Write the data below out exactly as it stands. Do not include the pictures.

Supplied material:
>> START

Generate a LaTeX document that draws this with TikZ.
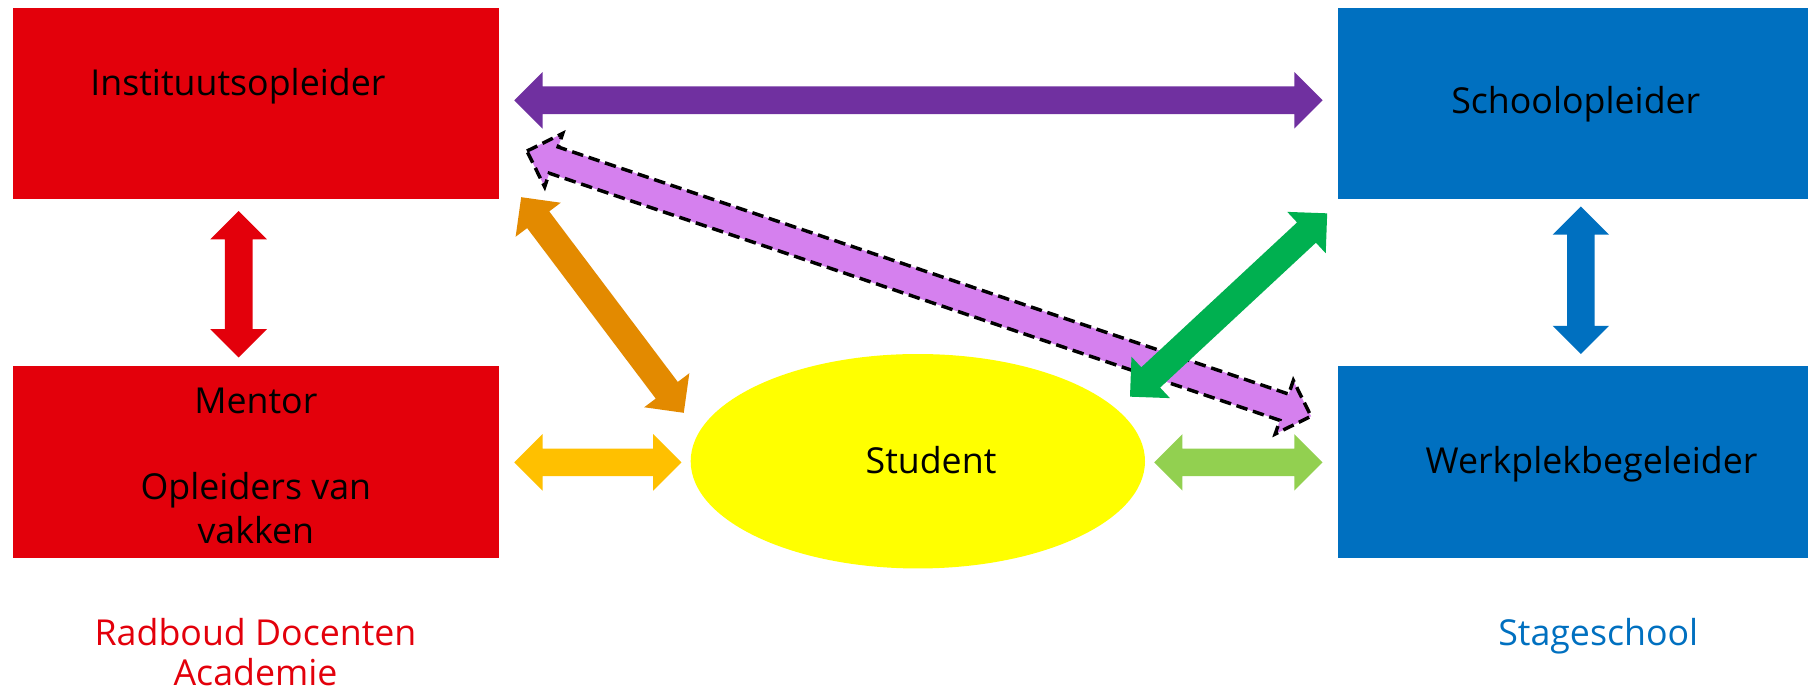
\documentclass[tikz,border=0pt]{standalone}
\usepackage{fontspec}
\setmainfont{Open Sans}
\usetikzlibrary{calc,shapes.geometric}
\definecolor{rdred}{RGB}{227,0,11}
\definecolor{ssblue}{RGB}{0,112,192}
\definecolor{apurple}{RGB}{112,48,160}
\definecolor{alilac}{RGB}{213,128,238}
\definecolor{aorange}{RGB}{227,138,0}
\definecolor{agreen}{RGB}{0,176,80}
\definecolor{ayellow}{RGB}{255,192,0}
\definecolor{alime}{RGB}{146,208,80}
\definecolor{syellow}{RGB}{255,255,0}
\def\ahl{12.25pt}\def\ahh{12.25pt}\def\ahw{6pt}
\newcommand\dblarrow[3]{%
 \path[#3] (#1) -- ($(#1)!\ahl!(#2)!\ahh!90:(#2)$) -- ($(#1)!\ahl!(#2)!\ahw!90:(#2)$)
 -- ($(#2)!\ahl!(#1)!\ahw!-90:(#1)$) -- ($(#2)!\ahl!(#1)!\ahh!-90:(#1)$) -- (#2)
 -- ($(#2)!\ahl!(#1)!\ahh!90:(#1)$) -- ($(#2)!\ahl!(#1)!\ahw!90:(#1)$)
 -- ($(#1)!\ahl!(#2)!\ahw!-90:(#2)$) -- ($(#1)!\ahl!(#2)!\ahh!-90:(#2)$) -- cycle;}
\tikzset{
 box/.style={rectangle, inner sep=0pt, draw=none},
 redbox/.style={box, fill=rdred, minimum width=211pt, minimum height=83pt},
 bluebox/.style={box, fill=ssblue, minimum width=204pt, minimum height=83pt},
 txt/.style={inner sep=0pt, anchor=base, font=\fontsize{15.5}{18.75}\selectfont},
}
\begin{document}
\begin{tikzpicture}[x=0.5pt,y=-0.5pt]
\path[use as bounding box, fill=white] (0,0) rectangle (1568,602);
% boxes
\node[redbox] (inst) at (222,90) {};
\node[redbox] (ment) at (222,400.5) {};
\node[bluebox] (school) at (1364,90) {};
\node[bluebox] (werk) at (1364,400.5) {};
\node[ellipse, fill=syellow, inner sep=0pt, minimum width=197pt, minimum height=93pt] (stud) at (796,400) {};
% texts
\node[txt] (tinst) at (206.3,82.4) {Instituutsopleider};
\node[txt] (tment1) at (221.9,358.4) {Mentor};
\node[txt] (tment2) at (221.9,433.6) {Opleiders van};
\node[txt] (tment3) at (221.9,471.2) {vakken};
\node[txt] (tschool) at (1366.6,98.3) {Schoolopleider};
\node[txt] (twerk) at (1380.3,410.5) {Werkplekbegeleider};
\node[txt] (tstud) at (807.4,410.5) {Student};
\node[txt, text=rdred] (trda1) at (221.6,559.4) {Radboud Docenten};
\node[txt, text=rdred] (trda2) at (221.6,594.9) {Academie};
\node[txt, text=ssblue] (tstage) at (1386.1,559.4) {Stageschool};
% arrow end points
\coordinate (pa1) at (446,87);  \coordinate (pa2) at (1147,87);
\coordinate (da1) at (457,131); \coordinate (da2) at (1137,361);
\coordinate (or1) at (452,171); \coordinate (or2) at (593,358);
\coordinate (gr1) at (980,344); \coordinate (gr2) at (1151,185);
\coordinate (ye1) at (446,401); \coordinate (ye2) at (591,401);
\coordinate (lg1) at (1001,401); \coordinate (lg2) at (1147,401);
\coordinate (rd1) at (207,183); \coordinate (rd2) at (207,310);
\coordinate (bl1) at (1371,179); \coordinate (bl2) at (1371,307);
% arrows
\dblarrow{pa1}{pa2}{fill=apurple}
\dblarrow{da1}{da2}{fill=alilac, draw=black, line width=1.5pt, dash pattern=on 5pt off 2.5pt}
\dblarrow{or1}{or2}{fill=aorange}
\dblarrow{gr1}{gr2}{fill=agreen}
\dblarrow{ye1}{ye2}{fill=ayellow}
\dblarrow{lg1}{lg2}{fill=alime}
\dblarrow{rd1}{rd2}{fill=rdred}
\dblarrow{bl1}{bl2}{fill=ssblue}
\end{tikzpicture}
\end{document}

>> END

Full output:
Generate a LaTeX document that draws this with TikZ.
\documentclass[tikz,border=0pt]{standalone}
\usepackage{fontspec}
\setmainfont{Open Sans}
\usetikzlibrary{calc,shapes.geometric}
\definecolor{rdred}{RGB}{227,0,11}
\definecolor{ssblue}{RGB}{0,112,192}
\definecolor{apurple}{RGB}{112,48,160}
\definecolor{alilac}{RGB}{213,128,238}
\definecolor{aorange}{RGB}{227,138,0}
\definecolor{agreen}{RGB}{0,176,80}
\definecolor{ayellow}{RGB}{255,192,0}
\definecolor{alime}{RGB}{146,208,80}
\definecolor{syellow}{RGB}{255,255,0}
\def\ahl{12.25pt}\def\ahh{12.25pt}\def\ahw{6pt}
\newcommand\dblarrow[3]{%
 \path[#3] (#1) -- ($(#1)!\ahl!(#2)!\ahh!90:(#2)$) -- ($(#1)!\ahl!(#2)!\ahw!90:(#2)$)
 -- ($(#2)!\ahl!(#1)!\ahw!-90:(#1)$) -- ($(#2)!\ahl!(#1)!\ahh!-90:(#1)$) -- (#2)
 -- ($(#2)!\ahl!(#1)!\ahh!90:(#1)$) -- ($(#2)!\ahl!(#1)!\ahw!90:(#1)$)
 -- ($(#1)!\ahl!(#2)!\ahw!-90:(#2)$) -- ($(#1)!\ahl!(#2)!\ahh!-90:(#2)$) -- cycle;}
\tikzset{
 box/.style={rectangle, inner sep=0pt, draw=none},
 redbox/.style={box, fill=rdred, minimum width=211pt, minimum height=83pt},
 bluebox/.style={box, fill=ssblue, minimum width=204pt, minimum height=83pt},
 txt/.style={inner sep=0pt, anchor=base, font=\fontsize{15.5}{18.75}\selectfont},
}
\begin{document}
\begin{tikzpicture}[x=0.5pt,y=-0.5pt]
\path[use as bounding box, fill=white] (0,0) rectangle (1568,602);
% boxes
\node[redbox] (inst) at (222,90) {};
\node[redbox] (ment) at (222,400.5) {};
\node[bluebox] (school) at (1364,90) {};
\node[bluebox] (werk) at (1364,400.5) {};
\node[ellipse, fill=syellow, inner sep=0pt, minimum width=197pt, minimum height=93pt] (stud) at (796,400) {};
% texts
\node[txt] (tinst) at (206.3,82.4) {Instituutsopleider};
\node[txt] (tment1) at (221.9,358.4) {Mentor};
\node[txt] (tment2) at (221.9,433.6) {Opleiders van};
\node[txt] (tment3) at (221.9,471.2) {vakken};
\node[txt] (tschool) at (1366.6,98.3) {Schoolopleider};
\node[txt] (twerk) at (1380.3,410.5) {Werkplekbegeleider};
\node[txt] (tstud) at (807.4,410.5) {Student};
\node[txt, text=rdred] (trda1) at (221.6,559.4) {Radboud Docenten};
\node[txt, text=rdred] (trda2) at (221.6,594.9) {Academie};
\node[txt, text=ssblue] (tstage) at (1386.1,559.4) {Stageschool};
% arrow end points
\coordinate (pa1) at (446,87);  \coordinate (pa2) at (1147,87);
\coordinate (da1) at (457,131); \coordinate (da2) at (1137,361);
\coordinate (or1) at (452,171); \coordinate (or2) at (593,358);
\coordinate (gr1) at (980,344); \coordinate (gr2) at (1151,185);
\coordinate (ye1) at (446,401); \coordinate (ye2) at (591,401);
\coordinate (lg1) at (1001,401); \coordinate (lg2) at (1147,401);
\coordinate (rd1) at (207,183); \coordinate (rd2) at (207,310);
\coordinate (bl1) at (1371,179); \coordinate (bl2) at (1371,307);
% arrows
\dblarrow{pa1}{pa2}{fill=apurple}
\dblarrow{da1}{da2}{fill=alilac, draw=black, line width=1.5pt, dash pattern=on 5pt off 2.5pt}
\dblarrow{or1}{or2}{fill=aorange}
\dblarrow{gr1}{gr2}{fill=agreen}
\dblarrow{ye1}{ye2}{fill=ayellow}
\dblarrow{lg1}{lg2}{fill=alime}
\dblarrow{rd1}{rd2}{fill=rdred}
\dblarrow{bl1}{bl2}{fill=ssblue}
\end{tikzpicture}
\end{document}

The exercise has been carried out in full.